図2●東京海上日動火災のeラーニング・システムのネットワーク構成
図2●東京海上日動火災のeラーニング・システムのネットワーク構成
大・中規模拠点は広域イーサネットで接続。エクストラネット用のセンターにコンテンツ配信サーバーを,イントラネット用のセンターにキャッシュ・サーバーをそれぞれ配置した。

 まず帯域については,広域イーサネットのアクセス回線を,NTT東西のメガデータネッツからダーク・ファイバに入れ替えることで拡張。「拠点の端末数に応じて10Mから1Gビット/秒に帯域を広げた」(加藤ソリューションスペシャリスト)。

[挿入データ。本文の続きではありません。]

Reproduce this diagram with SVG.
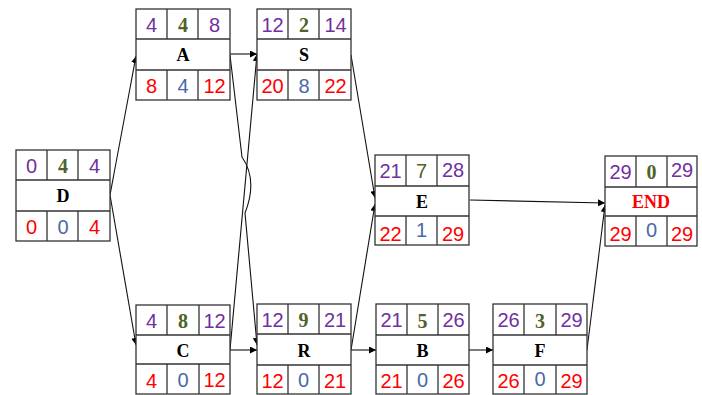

 QoSは業務系のパケットを優先した。ストリーミングを後回しにするポリシーをルーター/スイッチに設定。帯域制御用のネットワーク機器の導入も検討したが「QoS以外に活用できる機能が見当たらなかったため,既存のルーターへのQoS追加を選択した」(加藤ソリューションスペシャリスト)。

 増強の際に網構成自体は変更せず,従来同様,拠点規模に応じて広域イーサネットとIP-VPNを使い分けている。「変えようと思ったが,NGN前夜で新しい通信サービスが出てきていない。従来の構成を踏襲して増速するのが現時点でのベストと判断した」(加藤ソリューションスペシャリスト)。